## TASK
Without the pictures, please reproduce only the lines from the one with "Reproduce this chart" through the one with "const rightTicks = [0, 2, 4, 6, 8, 10, 12, 14];", both included.

........

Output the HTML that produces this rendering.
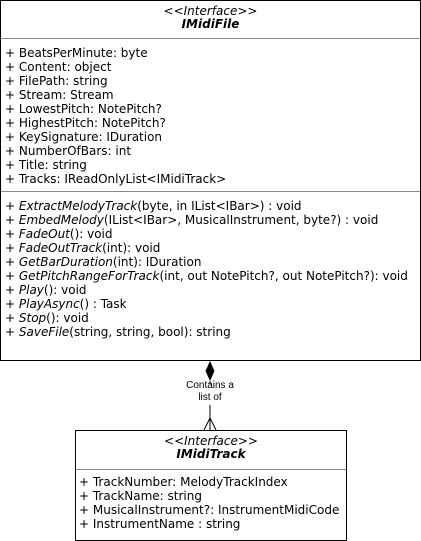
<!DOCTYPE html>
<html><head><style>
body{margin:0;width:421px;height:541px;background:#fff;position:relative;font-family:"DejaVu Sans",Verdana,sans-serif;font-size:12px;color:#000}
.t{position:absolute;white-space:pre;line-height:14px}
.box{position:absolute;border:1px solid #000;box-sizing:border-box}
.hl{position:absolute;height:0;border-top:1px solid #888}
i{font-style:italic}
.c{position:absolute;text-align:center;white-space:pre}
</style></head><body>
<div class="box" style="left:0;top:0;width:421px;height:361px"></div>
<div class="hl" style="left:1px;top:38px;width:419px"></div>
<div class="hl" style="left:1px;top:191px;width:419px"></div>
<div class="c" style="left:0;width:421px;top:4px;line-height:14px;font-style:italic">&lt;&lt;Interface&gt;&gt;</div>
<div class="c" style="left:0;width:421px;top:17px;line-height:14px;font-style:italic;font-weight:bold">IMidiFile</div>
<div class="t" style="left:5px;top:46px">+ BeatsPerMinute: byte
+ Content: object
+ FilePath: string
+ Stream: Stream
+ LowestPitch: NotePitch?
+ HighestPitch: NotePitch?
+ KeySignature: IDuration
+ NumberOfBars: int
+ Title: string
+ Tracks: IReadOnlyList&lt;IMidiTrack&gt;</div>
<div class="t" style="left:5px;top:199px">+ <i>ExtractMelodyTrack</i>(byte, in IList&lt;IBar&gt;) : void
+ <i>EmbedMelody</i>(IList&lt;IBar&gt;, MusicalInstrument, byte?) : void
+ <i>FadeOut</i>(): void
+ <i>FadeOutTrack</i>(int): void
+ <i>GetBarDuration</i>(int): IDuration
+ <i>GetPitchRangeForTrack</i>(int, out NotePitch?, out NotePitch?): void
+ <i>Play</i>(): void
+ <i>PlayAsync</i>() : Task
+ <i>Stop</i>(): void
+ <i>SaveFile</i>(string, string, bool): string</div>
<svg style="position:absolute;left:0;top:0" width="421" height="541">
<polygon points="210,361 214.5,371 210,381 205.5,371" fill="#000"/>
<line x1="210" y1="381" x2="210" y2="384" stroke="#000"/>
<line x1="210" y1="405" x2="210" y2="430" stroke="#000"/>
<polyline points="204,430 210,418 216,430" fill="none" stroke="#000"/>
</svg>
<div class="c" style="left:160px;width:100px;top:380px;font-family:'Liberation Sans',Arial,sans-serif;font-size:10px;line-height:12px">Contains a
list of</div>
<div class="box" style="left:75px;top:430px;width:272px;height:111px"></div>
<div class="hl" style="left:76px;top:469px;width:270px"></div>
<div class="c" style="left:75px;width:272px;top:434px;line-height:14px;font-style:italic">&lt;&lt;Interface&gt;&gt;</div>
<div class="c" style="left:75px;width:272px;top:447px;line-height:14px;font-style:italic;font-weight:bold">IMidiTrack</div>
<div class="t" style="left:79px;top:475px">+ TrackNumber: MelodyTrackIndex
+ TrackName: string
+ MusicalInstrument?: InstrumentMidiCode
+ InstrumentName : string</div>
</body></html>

........

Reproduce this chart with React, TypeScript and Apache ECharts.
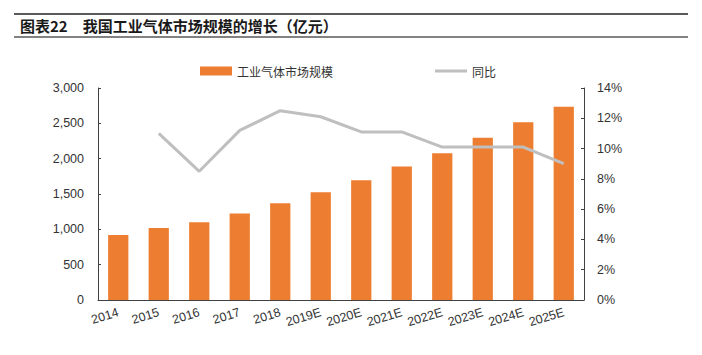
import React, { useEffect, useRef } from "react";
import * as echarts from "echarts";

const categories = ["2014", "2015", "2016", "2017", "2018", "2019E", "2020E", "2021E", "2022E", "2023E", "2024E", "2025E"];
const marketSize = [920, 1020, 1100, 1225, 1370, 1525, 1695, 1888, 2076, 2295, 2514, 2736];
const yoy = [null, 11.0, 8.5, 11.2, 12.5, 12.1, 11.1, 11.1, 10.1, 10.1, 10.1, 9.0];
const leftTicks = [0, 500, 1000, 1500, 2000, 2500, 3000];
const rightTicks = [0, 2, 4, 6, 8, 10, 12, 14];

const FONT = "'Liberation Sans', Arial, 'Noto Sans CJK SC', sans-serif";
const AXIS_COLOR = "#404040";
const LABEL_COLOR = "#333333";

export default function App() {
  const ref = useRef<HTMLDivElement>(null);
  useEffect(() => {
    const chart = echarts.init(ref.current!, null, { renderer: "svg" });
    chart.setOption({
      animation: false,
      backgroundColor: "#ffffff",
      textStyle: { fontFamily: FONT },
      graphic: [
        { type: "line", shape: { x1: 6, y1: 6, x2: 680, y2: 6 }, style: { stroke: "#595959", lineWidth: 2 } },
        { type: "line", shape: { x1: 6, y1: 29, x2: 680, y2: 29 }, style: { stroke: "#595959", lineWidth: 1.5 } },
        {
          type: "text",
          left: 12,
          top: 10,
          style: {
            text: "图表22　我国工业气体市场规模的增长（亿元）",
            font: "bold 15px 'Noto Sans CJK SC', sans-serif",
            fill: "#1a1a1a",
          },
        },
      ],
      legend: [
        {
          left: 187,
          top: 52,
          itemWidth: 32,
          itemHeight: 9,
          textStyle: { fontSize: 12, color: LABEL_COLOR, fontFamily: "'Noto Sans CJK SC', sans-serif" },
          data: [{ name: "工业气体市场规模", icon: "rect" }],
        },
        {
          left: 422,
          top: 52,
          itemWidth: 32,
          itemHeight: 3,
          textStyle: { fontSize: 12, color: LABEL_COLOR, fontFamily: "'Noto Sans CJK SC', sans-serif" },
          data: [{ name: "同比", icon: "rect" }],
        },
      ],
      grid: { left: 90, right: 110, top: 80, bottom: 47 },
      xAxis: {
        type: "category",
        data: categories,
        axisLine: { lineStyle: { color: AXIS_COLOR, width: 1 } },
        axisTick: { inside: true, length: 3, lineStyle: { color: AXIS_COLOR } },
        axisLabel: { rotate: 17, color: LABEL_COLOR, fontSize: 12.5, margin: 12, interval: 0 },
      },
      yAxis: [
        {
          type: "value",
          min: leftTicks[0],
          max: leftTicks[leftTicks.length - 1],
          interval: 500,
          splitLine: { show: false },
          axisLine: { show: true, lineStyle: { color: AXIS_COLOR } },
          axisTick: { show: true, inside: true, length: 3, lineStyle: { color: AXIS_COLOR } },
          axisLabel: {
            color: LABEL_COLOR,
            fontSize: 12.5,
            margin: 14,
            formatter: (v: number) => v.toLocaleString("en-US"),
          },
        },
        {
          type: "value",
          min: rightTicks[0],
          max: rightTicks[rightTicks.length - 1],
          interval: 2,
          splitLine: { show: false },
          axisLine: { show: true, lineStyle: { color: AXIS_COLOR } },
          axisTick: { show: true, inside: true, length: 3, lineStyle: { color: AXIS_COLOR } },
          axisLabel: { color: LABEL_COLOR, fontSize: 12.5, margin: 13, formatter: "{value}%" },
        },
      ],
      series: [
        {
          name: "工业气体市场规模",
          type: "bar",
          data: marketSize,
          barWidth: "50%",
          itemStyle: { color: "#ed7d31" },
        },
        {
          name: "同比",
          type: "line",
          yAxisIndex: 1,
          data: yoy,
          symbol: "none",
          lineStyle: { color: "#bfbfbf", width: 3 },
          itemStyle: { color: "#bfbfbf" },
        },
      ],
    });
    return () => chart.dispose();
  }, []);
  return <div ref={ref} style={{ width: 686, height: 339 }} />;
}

........

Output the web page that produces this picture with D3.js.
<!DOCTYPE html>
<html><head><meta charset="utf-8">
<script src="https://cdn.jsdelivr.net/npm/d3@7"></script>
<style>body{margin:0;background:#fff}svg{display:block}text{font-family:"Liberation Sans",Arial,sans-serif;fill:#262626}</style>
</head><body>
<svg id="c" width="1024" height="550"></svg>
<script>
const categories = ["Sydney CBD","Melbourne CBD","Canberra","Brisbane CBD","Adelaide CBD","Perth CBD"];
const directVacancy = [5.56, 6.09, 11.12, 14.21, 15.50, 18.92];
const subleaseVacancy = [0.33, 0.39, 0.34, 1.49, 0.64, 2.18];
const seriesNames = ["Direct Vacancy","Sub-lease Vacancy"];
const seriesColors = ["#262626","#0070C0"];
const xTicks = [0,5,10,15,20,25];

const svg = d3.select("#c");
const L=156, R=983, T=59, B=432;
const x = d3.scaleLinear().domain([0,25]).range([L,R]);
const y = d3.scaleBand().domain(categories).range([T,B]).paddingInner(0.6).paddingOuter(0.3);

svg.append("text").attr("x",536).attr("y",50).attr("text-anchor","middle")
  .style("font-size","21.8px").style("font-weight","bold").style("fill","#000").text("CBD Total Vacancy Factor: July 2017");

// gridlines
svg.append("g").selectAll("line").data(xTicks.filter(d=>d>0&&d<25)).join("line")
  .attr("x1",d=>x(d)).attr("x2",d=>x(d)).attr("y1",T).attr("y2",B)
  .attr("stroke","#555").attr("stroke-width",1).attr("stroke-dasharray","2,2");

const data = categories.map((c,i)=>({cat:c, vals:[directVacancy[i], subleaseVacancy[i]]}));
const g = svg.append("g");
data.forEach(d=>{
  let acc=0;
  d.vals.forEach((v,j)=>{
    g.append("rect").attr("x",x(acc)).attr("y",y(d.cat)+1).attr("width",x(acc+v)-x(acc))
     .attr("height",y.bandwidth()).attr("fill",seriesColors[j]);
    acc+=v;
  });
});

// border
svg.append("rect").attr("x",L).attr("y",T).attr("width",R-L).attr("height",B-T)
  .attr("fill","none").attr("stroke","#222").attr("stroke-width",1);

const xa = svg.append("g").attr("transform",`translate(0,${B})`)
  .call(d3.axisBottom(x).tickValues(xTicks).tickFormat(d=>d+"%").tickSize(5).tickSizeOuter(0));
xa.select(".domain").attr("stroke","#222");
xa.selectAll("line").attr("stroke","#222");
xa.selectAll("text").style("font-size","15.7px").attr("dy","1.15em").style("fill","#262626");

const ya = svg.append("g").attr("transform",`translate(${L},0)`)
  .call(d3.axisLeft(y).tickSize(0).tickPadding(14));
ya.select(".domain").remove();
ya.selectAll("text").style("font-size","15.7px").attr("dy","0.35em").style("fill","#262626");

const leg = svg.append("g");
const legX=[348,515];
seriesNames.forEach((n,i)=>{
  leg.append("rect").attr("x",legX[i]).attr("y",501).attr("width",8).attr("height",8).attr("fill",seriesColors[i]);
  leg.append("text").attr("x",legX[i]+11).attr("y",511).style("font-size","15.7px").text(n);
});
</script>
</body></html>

........

## ANSWER FOR THIS EXERCISE
Reproduce this chart with React, TypeScript and Apache ECharts.
import React, { useEffect, useRef } from "react";
import * as echarts from "echarts";

const categories = ["2014", "2015", "2016", "2017", "2018", "2019E", "2020E", "2021E", "2022E", "2023E", "2024E", "2025E"];
const marketSize = [920, 1020, 1100, 1225, 1370, 1525, 1695, 1888, 2076, 2295, 2514, 2736];
const yoy = [null, 11.0, 8.5, 11.2, 12.5, 12.1, 11.1, 11.1, 10.1, 10.1, 10.1, 9.0];
const leftTicks = [0, 500, 1000, 1500, 2000, 2500, 3000];
const rightTicks = [0, 2, 4, 6, 8, 10, 12, 14];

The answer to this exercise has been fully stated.